- Requirement
Pick out each line of the records in which the word "matplotlib" appears.

== Recorded information ==

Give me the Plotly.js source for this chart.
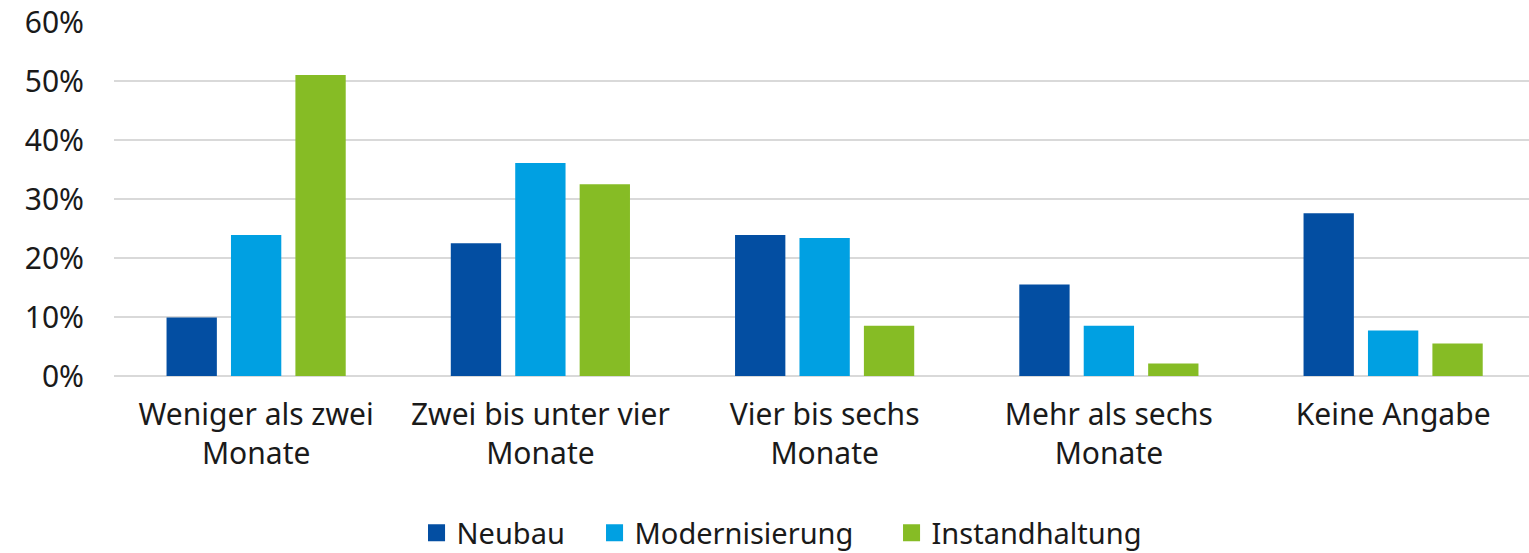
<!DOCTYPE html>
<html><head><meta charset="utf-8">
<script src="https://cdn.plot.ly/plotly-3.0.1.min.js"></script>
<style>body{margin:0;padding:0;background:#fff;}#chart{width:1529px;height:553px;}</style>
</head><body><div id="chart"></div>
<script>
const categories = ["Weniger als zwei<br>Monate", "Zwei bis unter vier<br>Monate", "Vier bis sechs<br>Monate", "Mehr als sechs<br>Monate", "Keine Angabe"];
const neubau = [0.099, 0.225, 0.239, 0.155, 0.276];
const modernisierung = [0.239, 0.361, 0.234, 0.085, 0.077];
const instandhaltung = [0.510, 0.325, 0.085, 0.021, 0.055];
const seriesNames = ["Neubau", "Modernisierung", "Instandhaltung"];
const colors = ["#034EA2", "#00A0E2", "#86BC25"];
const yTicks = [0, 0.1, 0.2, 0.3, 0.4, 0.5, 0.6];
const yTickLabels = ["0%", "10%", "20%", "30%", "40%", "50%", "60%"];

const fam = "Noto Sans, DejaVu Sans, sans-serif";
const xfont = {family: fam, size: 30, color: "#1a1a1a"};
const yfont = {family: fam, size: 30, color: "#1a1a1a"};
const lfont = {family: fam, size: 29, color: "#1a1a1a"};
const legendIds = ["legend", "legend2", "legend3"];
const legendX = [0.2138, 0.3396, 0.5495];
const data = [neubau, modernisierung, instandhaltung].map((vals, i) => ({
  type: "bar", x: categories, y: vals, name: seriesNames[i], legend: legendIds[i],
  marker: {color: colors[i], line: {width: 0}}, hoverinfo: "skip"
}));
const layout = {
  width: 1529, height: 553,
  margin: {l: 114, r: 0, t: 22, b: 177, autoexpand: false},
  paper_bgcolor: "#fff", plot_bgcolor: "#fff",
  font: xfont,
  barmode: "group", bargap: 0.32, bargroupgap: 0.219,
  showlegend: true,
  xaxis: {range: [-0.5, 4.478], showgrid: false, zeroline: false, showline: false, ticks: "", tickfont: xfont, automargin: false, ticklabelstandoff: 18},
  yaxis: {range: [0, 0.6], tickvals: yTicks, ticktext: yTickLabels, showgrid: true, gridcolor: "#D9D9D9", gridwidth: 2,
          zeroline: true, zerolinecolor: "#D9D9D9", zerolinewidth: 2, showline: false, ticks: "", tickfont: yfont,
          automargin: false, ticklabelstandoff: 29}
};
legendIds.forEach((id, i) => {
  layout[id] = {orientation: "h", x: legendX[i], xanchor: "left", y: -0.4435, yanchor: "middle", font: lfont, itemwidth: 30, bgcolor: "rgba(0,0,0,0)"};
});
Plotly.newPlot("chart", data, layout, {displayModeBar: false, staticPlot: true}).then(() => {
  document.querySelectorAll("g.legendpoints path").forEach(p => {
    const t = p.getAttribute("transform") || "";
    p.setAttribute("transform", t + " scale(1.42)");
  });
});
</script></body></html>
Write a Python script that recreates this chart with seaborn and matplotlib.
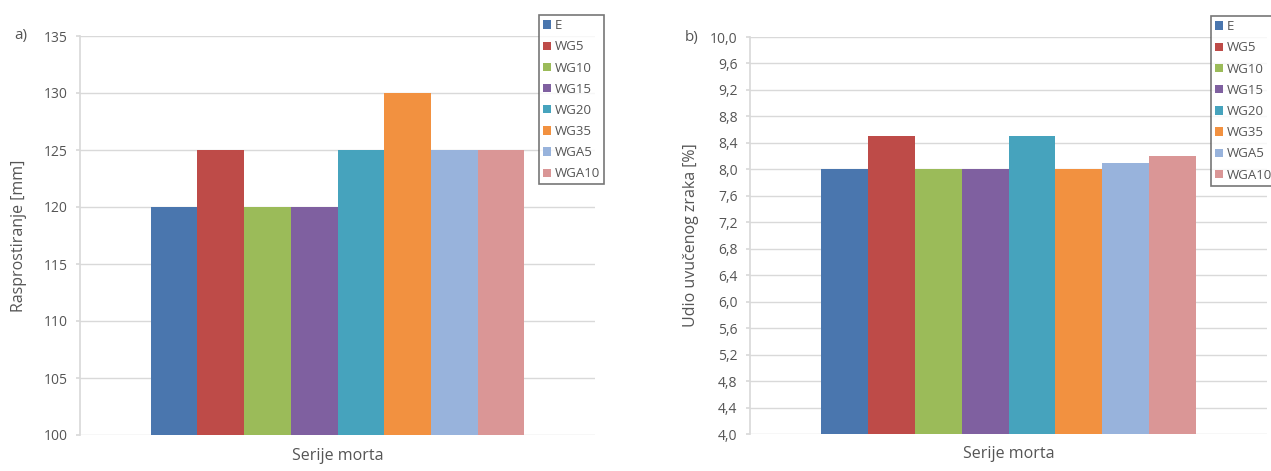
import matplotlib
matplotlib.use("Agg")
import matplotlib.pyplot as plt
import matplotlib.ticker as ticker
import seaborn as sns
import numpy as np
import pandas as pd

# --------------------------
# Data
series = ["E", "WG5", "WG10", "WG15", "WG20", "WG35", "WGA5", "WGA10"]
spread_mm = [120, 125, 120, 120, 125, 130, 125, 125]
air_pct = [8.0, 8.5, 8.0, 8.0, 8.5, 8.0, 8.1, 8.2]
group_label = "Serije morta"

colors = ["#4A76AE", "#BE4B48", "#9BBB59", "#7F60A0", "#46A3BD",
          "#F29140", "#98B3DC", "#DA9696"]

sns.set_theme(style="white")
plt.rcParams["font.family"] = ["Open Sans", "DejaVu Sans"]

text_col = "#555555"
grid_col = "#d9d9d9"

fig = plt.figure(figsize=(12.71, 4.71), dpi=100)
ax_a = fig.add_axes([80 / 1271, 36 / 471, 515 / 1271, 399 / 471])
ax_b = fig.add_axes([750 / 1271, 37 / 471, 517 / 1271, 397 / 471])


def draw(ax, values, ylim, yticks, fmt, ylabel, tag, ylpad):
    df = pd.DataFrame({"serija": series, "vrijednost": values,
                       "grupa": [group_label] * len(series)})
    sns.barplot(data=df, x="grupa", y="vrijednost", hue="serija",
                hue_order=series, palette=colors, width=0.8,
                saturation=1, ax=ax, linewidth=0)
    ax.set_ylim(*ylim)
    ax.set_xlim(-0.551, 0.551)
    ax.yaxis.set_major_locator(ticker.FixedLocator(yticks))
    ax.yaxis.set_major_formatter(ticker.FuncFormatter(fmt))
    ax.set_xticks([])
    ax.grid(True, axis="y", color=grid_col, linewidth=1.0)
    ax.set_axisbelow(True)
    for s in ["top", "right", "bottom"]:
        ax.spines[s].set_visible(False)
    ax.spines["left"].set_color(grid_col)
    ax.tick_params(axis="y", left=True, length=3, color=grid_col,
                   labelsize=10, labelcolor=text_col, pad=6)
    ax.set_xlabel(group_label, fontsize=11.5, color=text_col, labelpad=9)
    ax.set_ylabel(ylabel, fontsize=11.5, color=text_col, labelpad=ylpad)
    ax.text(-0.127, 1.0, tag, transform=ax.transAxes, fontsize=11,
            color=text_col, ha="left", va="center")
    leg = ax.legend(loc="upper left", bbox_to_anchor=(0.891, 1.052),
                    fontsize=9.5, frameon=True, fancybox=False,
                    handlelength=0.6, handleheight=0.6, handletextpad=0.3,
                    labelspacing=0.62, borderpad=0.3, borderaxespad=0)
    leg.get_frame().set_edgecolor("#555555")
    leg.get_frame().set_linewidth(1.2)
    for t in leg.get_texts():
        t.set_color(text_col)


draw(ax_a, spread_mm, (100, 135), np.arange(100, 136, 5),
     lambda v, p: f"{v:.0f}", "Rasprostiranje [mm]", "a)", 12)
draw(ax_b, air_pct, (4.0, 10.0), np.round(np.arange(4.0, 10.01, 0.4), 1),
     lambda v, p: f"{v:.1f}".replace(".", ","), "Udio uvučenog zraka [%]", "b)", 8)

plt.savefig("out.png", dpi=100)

===

- Correct response
Write a Python script that recreates this chart with seaborn and matplotlib.
import matplotlib
matplotlib.use("Agg")
import matplotlib.pyplot as plt
import matplotlib.ticker as ticker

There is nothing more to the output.